I saw all of you so I am in a position to comment. I saw an exceptionally beautiful face which was all perfect and proportioned. I guess that was the process going through my mind, anyway, though I didn't think it in that way. There are studies, aren't there, of faces and their proportions, and how we are drawn to certain faces with certain proportions. I think there is some equation or something. And then I suppose the only only other thing I zoomed in on (not literally) other than your eyes (which are really very gorgeous) was the fact that you had a little nose stud which seemed, in my head, to bond me closer to you as I have one too. Sisters in Nose Studs (good name for a band).

I mean, I am straight, but I certainly fancy you. ;)

mischief said...

There probably is an equation; figures it would boil down to math, doesn't it? I hate math. Sisters in Nose Studs is a very fine name for a band. You will be the vocalist, obviously, and you play piano too, don't you? That leaves me with my beginner-level guitar and a few honks on my harmonica. We'll be famous in no time!

Jerry said...

I figure how you appear to others is based as much on their prejudices, preferences and history as much as it is based on your presentation.

J.B. Chicoine said...

I have always hoped that your avatar is actually YOUR eye. as an artist, I can say it is a very good eye with an excellent brow arch--and not all plucked. I think it must be yours...

mischief said...

Jerry, I agree. And it's another reason I've no idea what other people see, because I cannot guess what else is influencing that perception.

Bridget, that is my eye, and I am glad that you approve of it!

heartinsanfrancisco said...

I don't know what I look like either. I've always thought that I was unphotogenic, even as a child, or else far uglier than I imagine when I see the lips, eyes, teeth, or whatever part needs attention in the mirror. It's so strange that we spend our entire lives inside this body and really have no idea what others see when they look at us.

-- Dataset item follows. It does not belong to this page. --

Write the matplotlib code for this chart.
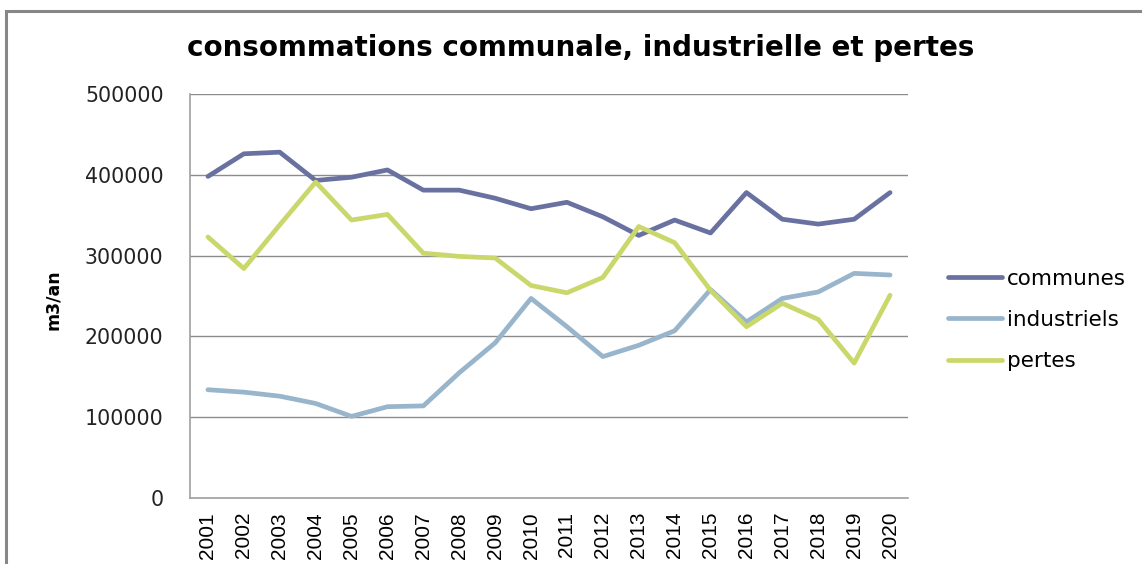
import matplotlib
matplotlib.use("Agg")
import matplotlib.pyplot as plt
from matplotlib.patches import Rectangle

# donnees
annees = [str(a) for a in range(2001, 2021)]
communes = [398000, 426000, 428000, 393000, 397000, 406000, 381000, 381000, 371000, 358000,
            366000, 348000, 325000, 344000, 328000, 378000, 345000, 339000, 345000, 378000]
industriels = [134000, 131000, 126000, 117000, 101000, 113000, 114000, 155000, 192000, 247000,
               212000, 175000, 189000, 207000, 258000, 218000, 247000, 255000, 278000, 276000]
pertes = [323000, 284000, 338000, 391000, 344000, 351000, 303000, 299000, 297000, 263000,
          254000, 273000, 336000, 316000, 257000, 212000, 241000, 221000, 167000, 251000]

series = [("communes", communes, "#6971A1"),
          ("industriels", industriels, "#98B5CB"),
          ("pertes", pertes, "#CAD86B")]

fig = plt.figure(figsize=(11.42, 5.64), dpi=100)
ax = fig.add_axes([190 / 1142, 1 - 498 / 564, 718 / 1142, 404 / 564])

# cadre du graphique (coupe a droite et en bas)
fig.patches.append(Rectangle((6 / 1142, -0.1), 1.2, 1 - 11 / 564 + 0.1, transform=fig.transFigure,
                             fill=False, edgecolor="#878787", linewidth=2.2))

x = list(range(len(annees)))
for nom, vals, couleur in series:
    ax.plot(x, vals, color=couleur, linewidth=3.4, label=nom, solid_capstyle="round")

ax.set_xlim(-0.5, len(annees) - 0.5)
ax.set_ylim(0, 500000)
ax.set_yticks(range(0, 500001, 100000))
ax.set_yticklabels([str(v) for v in range(0, 500001, 100000)], fontsize=14.8, family="DejaVu Sans",
                   color="#222222")
ax.set_xticks(x)
ax.set_xticklabels(annees, rotation=90, fontsize=15, family="Liberation Sans")
ax.tick_params(axis="y", length=0, pad=19)
ax.tick_params(axis="x", length=0, pad=10)
ax.grid(axis="y", color="#8C8C8C", linewidth=1)
ax.set_axisbelow(True)
for s in ["top", "right"]:
    ax.spines[s].set_visible(False)
for s in ["left", "bottom"]:
    ax.spines[s].set_color("#A0A0A0")
    ax.spines[s].set_linewidth(1.2)

ax.set_ylabel("m3/an", fontsize=12.5, fontweight="bold", family="DejaVu Sans")
ax.yaxis.set_label_coords((62 - 190) / 718, 0.49)

fig.text(581 / 1142, 1 - 48 / 564, "consommations communale, industrielle et pertes",
         ha="center", va="center", fontsize=20, fontweight="bold", family="DejaVu Sans")

leg = fig.legend(loc="center left", bbox_to_anchor=(948 / 1142, 1 - 320 / 564), frameon=False,
                 prop={"family": "DejaVu Sans", "size": 15.5}, handlelength=2.5,
                 handletextpad=0.25, labelspacing=0.98, borderpad=0, borderaxespad=0)

fig.savefig("out.png", dpi=100)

I like Irving very much, too. "Until I Find You" almost inspired me to get tattooed. Almost.

mischief said...

Until I Find You was great, wasn't it? Have you read Last Night In Twisted River? Or the new one? I wish he would write again like he used to... like A Widow For One Year, and A Prayer for Owen Meany. He's become too verbose lately; I want him to exercise a little more self-restraint. Or maybe I mean me.